Humanity is nature, humanity is an equal part of any ecosystem on Earth, not only terrestrial. But, in addition, due to the predatory action for reasons not of survival but of hegemony (or plundering, colonization, extractivism), the human species has the responsibility for the sustainability of life on the planet being viable, even regardles of its own sustainability as a collective.
The root problem of this determination is the dividing and absolutist classifying capacity that it can lead to. Which species, which races, which living spaces are the priorities? Difficult question to answer when we share realities between species, such as migration for economic reasons. It is in the field of reality that the artist Claudia Claremi works.
Tracing economic transits of people —the Caribbean diasporas— and mercantile ones —the massive, extensive and timeless production of certain species of fruits in the face of the disappearance of others— Claremi investigates the affective memory of the crossing of both species. The The memory of fruits project, which is installed within this critical program at the entrance of the Cultural Office of the Spanish Embassy in Washington, D.C. to activate a review of SDG #15, rescues the relationship of sensory memory: They are people who, far from their homeland, evoke the fruits that they can no longer find in the new contexts in which they live.
It is a gestural, visual and oral registry that, recorded in text or images, (16mm film developed by hand) evokes shapes, smells, tastes and textures, but also a space and moment that refers to a collective experience. A reflection that, as the artist describes, speaks of situations that concern “each context of origin or, in the global market, affect both fruits and people.”

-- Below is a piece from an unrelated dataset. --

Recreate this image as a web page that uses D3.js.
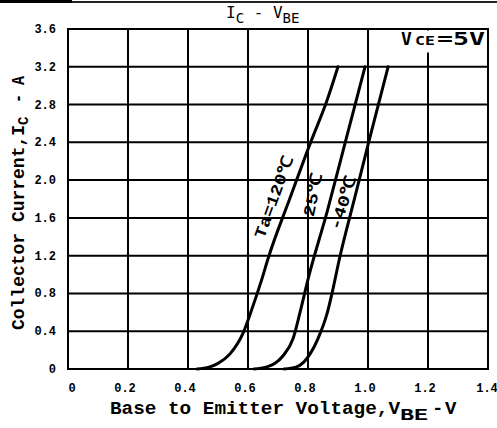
<!DOCTYPE html>
<html>
<head>
<meta charset="utf-8">
<title>IC - VBE</title>
<style>
body { margin: 0; background: #fff; }
svg { display: block; }
text { fill: #000; }
</style>
<script src="https://d3js.org/d3.v7.min.js"></script>
</head>
<body>
<div id="chart"></div>
<script>
// tick values
var xTicks = [0, 0.2, 0.4, 0.6, 0.8, 1.0, 1.2, 1.4];
var xTickLabels = ["0", "0.2", "0.4", "0.6", "0.8", "1.0", "1.2", "1.4"];
var yTicks = [0, 0.4, 0.8, 1.2, 1.6, 2.0, 2.4, 2.8, 3.2, 3.6];
var yTickLabels = ["0", "0.4", "0.8", "1.2", "1.6", "2.0", "2.4", "2.8", "3.2", "3.6"];

// curves (VBE in V, IC in A)
var vbe120 = [0.43, 0.47, 0.50, 0.54, 0.585, 0.607, 0.647, 0.667, 0.74, 0.81, 0.863, 0.90];
var ic120  = [0, 0.02, 0.06, 0.16, 0.39, 0.58, 0.96, 1.17, 1.81, 2.41, 2.84, 3.2];
var vbe25  = [0.62, 0.66, 0.69, 0.717, 0.75, 0.775, 0.80, 0.865, 0.925, 0.99];
var ic25   = [0, 0.02, 0.06, 0.14, 0.32, 0.62, 0.95, 1.68, 2.41, 3.2];
var vbeM40 = [0.72, 0.76, 0.785, 0.807, 0.833, 0.863, 0.88, 0.905, 0.953, 1.003, 1.067];
var icM40  = [0, 0.02, 0.07, 0.16, 0.32, 0.58, 0.80, 1.17, 1.78, 2.41, 3.2];

var W = 497, H = 428;
var plotLeft = 68, plotRight = 488, plotTop = 29, plotBottom = 369;
var mono = "'Liberation Mono', 'DejaVu Sans Mono', monospace";
var sansMono = "'DejaVu Sans Mono', 'Liberation Mono', monospace";

var svg = d3.select("#chart").append("svg")
    .attr("width", W)
    .attr("height", H);

var x = d3.scaleLinear().domain([0, 1.4]).range([plotLeft, plotRight]);
var y = d3.scaleLinear().domain([0, 3.6]).range([plotBottom, plotTop]);

// scan edge line at the very top
svg.append("rect").attr("x", 0).attr("y", 0).attr("width", 72).attr("height", 3).attr("fill", "#000");
svg.append("rect").attr("x", 72).attr("y", 1).attr("width", W - 72).attr("height", 2).attr("fill", "#222");

// grid
svg.append("g").selectAll("line")
    .data(xTicks)
    .enter().append("line")
    .attr("x1", function(d) { return x(d); })
    .attr("x2", function(d) { return x(d); })
    .attr("y1", y(3.6) - 1).attr("y2", y(0) + 1)
    .attr("stroke", "#000").attr("stroke-width", 2);

svg.append("g").selectAll("line")
    .data(yTicks)
    .enter().append("line")
    .attr("x1", x(0) - 1).attr("x2", x(1.4) + 1)
    .attr("y1", function(d) { return y(d); })
    .attr("y2", function(d) { return y(d); })
    .attr("stroke", "#000").attr("stroke-width", 2);

// tick labels
svg.append("g").selectAll("text")
    .data(yTicks)
    .enter().append("text")
    .attr("x", 56)
    .attr("y", function(d) { return y(d) + 4; })
    .attr("text-anchor", "end")
    .attr("font-family", mono)
    .attr("font-weight", "bold")
    .attr("font-size", 12)
    .text(function(d, i) { return yTickLabels[i]; });

svg.append("g").selectAll("text")
    .data(xTicks)
    .enter().append("text")
    .attr("x", function(d, i) { return i == 0 ? x(d) + 4 : (i == xTicks.length - 1 ? x(d) - 1 : x(d) - 3); })
    .attr("y", 392)
    .attr("text-anchor", "middle")
    .attr("font-family", mono)
    .attr("font-weight", "bold")
    .attr("font-size", 12)
    .text(function(d, i) { return xTickLabels[i]; });

// VCE box covering the grid
svg.append("rect")
    .attr("x", 398).attr("y", y(3.6) + 1.5)
    .attr("width", x(1.4) - 1 - 398).attr("height", 22)
    .attr("fill", "#fff");

var vce = svg.append("text")
    .attr("y", 45)
    .attr("font-family", sansMono)
    .attr("font-weight", "bold")
    .attr("font-size", 18);
vce.append("tspan").attr("x", 401).text("V");
vce.append("tspan").attr("x", 415).attr("font-size", 13).attr("textLength", 20).attr("lengthAdjust", "spacingAndGlyphs").text("CE");
vce.append("tspan").attr("x", 437).attr("textLength", 48).attr("lengthAdjust", "spacingAndGlyphs").text("=5V");

// curves
var line = d3.line()
    .x(function(d) { return x(d[0]); })
    .y(function(d) { return y(d[1]); })
    .curve(d3.curveMonotoneX);

var series = [d3.zip(vbe120, ic120), d3.zip(vbe25, ic25), d3.zip(vbeM40, icM40)];
svg.append("g").selectAll("path")
    .data(series)
    .enter().append("path")
    .attr("d", line)
    .attr("fill", "none")
    .attr("stroke", "#000")
    .attr("stroke-width", 3)
    .attr("stroke-linecap", "round");

// curve labels
var labels = [
    {t: "Ta=120\u2103", cx: 274, cy: 197, a: -70, len: 86},
    {t: "25\u2103", cx: 313, cy: 195, a: -78, len: 44},
    {t: "-40\u2103", cx: 343, cy: 203, a: -72, len: 56}
];
svg.append("g").selectAll("text")
    .data(labels)
    .enter().append("text")
    .attr("transform", function(d) { return "translate(" + d.cx + "," + d.cy + ") rotate(" + d.a + ")"; })
    .attr("text-anchor", "middle")
    .attr("dy", "0.32em")
    .attr("font-family", mono)
    .attr("font-weight", "bold")
    .attr("font-size", 16)
    .attr("textLength", function(d) { return d.len; })
    .attr("lengthAdjust", "spacingAndGlyphs")
    .text(function(d) { return d.t; });

// title
var title = svg.append("text")
    .attr("y", 18)
    .attr("font-family", sansMono)
    .attr("font-size", 16);
title.append("tspan").attr("x", 226).text("I");
title.append("tspan").attr("font-size", 14).attr("dy", 5).text("C");
title.append("tspan").attr("dy", -5).text(" - V");
title.append("tspan").attr("font-size", 14).attr("dy", 5).text("BE");

// x axis title
var xt = svg.append("text")
    .attr("y", 414)
    .attr("font-family", mono)
    .attr("font-weight", "bold")
    .attr("font-size", 19);
xt.append("tspan").attr("x", 110).attr("textLength", 290).attr("lengthAdjust", "spacingAndGlyphs").text("Base to Emitter Voltage,V");
xt.append("tspan").attr("x", 400).attr("dy", 6).attr("font-size", 16).attr("textLength", 28).attr("lengthAdjust", "spacingAndGlyphs").text("BE");
xt.append("tspan").attr("x", 432).attr("dy", -6).text("-");
xt.append("tspan").attr("x", 445).text("V");

// y axis title
var yt = svg.append("text")
    .attr("transform", "translate(24,330) rotate(-90)")
    .attr("font-family", mono)
    .attr("font-weight", "bold")
    .attr("font-size", 18);
yt.append("tspan").attr("x", 0).attr("textLength", 205).attr("lengthAdjust", "spacingAndGlyphs").text("Collector Current,I");
yt.append("tspan").attr("x", 205).attr("dy", 4).attr("font-size", 14).text("C");
yt.append("tspan").attr("x", 218).attr("dy", -4).attr("textLength", 36).attr("lengthAdjust", "spacingAndGlyphs").text(" - A");
</script>
</body>
</html>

With this poetically stated certainty about equality, meditation leads us to reread objectives such as “Take urgent action to end poaching and trafficking of protected species of flora and fauna, and address both demand and supply of illegal wildlife products” or “introduce measures to prevent the introduction and significantly reduce the impact of invasive alien species on land and water ecosystems, and control or eradicate the priority species.”